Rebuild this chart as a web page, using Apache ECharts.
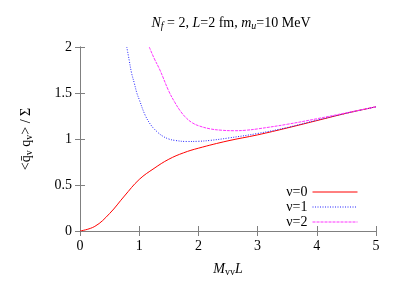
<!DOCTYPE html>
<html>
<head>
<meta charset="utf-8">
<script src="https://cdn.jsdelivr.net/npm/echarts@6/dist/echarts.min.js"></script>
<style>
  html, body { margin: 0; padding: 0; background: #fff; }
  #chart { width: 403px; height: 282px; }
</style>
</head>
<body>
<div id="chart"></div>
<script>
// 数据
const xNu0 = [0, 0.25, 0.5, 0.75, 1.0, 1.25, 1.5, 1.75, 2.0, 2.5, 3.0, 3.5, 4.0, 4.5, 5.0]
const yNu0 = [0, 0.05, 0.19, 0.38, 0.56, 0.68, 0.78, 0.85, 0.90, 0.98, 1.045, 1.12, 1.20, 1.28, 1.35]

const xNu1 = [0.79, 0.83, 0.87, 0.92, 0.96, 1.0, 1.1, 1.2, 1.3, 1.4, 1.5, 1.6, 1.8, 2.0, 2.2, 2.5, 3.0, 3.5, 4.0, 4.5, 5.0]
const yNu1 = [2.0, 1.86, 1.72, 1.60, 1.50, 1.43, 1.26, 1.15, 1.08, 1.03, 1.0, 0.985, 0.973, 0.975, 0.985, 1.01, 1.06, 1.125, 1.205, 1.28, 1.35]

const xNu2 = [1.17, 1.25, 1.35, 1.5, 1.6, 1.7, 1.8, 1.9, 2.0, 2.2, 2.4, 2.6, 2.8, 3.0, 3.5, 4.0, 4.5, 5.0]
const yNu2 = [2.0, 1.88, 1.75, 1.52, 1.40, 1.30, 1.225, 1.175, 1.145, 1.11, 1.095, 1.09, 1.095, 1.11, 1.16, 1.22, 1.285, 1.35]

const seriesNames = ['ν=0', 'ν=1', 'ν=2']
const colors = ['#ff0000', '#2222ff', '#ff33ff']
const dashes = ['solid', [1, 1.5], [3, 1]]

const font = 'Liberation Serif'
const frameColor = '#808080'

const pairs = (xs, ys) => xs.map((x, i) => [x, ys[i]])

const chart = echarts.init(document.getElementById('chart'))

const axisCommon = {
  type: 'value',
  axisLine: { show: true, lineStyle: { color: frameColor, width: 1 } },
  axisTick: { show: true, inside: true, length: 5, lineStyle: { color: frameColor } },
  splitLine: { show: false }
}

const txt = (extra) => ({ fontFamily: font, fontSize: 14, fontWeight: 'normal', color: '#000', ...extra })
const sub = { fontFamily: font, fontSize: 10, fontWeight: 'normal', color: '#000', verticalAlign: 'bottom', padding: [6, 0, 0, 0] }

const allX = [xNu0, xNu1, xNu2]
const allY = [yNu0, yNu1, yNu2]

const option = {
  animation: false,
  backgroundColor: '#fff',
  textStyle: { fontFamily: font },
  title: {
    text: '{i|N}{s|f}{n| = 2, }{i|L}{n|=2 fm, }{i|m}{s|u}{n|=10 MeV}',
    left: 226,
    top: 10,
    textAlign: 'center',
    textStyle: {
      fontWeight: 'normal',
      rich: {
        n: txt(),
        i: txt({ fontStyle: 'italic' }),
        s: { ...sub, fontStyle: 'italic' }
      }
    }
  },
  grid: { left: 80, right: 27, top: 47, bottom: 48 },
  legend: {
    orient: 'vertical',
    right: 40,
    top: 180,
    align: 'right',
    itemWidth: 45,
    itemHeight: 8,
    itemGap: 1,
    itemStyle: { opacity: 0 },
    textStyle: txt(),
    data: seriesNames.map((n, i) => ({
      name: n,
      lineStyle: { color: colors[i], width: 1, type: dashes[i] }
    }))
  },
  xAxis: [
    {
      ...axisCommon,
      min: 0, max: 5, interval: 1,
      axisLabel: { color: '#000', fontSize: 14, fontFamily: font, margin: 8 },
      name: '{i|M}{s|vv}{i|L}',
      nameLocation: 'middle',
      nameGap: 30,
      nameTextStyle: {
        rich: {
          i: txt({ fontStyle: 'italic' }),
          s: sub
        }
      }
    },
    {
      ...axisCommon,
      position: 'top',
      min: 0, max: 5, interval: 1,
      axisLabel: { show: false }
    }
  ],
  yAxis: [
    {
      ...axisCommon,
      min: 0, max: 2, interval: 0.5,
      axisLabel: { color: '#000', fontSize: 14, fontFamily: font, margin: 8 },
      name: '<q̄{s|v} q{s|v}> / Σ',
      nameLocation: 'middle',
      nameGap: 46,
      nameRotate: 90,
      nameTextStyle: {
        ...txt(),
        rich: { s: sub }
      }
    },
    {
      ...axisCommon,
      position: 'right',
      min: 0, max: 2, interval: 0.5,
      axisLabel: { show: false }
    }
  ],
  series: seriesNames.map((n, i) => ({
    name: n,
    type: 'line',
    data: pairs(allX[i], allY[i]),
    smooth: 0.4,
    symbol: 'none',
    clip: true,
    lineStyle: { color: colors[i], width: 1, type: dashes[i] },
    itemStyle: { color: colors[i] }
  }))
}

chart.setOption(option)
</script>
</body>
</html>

• [Task brief]
Repeat the lines of the listing above verbatim, beginning at its first line and ending at the line containing "1.20, 1.28, 1.35]", which is included. Omit pictures.

• [Completed exercise]
Rebuild this chart as a web page, using Apache ECharts.
<!DOCTYPE html>
<html>
<head>
<meta charset="utf-8">
<script src="https://cdn.jsdelivr.net/npm/echarts@6/dist/echarts.min.js"></script>
<style>
  html, body { margin: 0; padding: 0; background: #fff; }
  #chart { width: 403px; height: 282px; }
</style>
</head>
<body>
<div id="chart"></div>
<script>
// 数据
const xNu0 = [0, 0.25, 0.5, 0.75, 1.0, 1.25, 1.5, 1.75, 2.0, 2.5, 3.0, 3.5, 4.0, 4.5, 5.0]
const yNu0 = [0, 0.05, 0.19, 0.38, 0.56, 0.68, 0.78, 0.85, 0.90, 0.98, 1.045, 1.12, 1.20, 1.28, 1.35]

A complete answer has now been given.